If x is an unsigned type, or signed with a non-negative value, yes.
The % operator yields 'what remains' from division; the & operator
yields
'what remains' if you exclude certain value bits.
But they don't both do that. % is defined (in C99) as an essentially
arithmetic operation,
No less in C90.
while & is defined in terms of the representation.
Yes and no. It operates on value and sign bits, but not padding bits.
One can think of x % 1000 as a decimal-wise masking of value places,
so
there is a relation between &1, &3, &7, ... and %10, %100, %1000...
This is most clearly seen when A is negative.
In the general case, C programmers shouldn't be using bitwise
operators
on signed types. If we limited the discussion to unsigned types, then
in that (ideal) environment, your point is of no consequence.
Under C90, division needn't round towards zero, so even for %, there
is a case to limit use to non-negative integers for consistent
results.
Of course, the real question is when to use &7 and when to use %8.
The answer to that depends on context. If you want the remainder when
dividing by 8, then use %. If you want the lower 3 bits, then use &.
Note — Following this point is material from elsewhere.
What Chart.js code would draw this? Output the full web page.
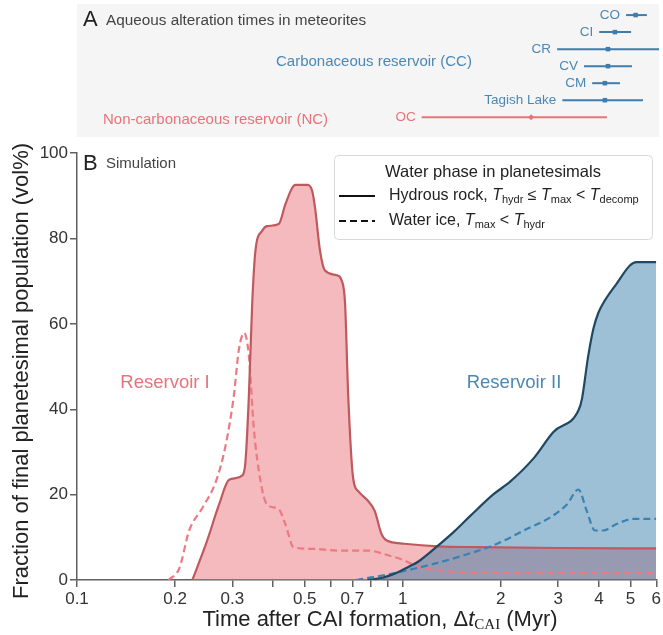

Whilst division can be expensive on some CPUs, most modern compilers
are more than good enough to optimise %8 without programmer
assistance.
If you see &7 used in place of %8, then you're just witnessing someone
using something that was clever and critcal 40+ years ago, not
something
that's clever or critical now. Or, if there's a case where the
compiler
isn't optimising %8 to &7, then it's more likely the code isn't using
the most practical type for the operation at hand (e.g. using int
rather
than size_t.)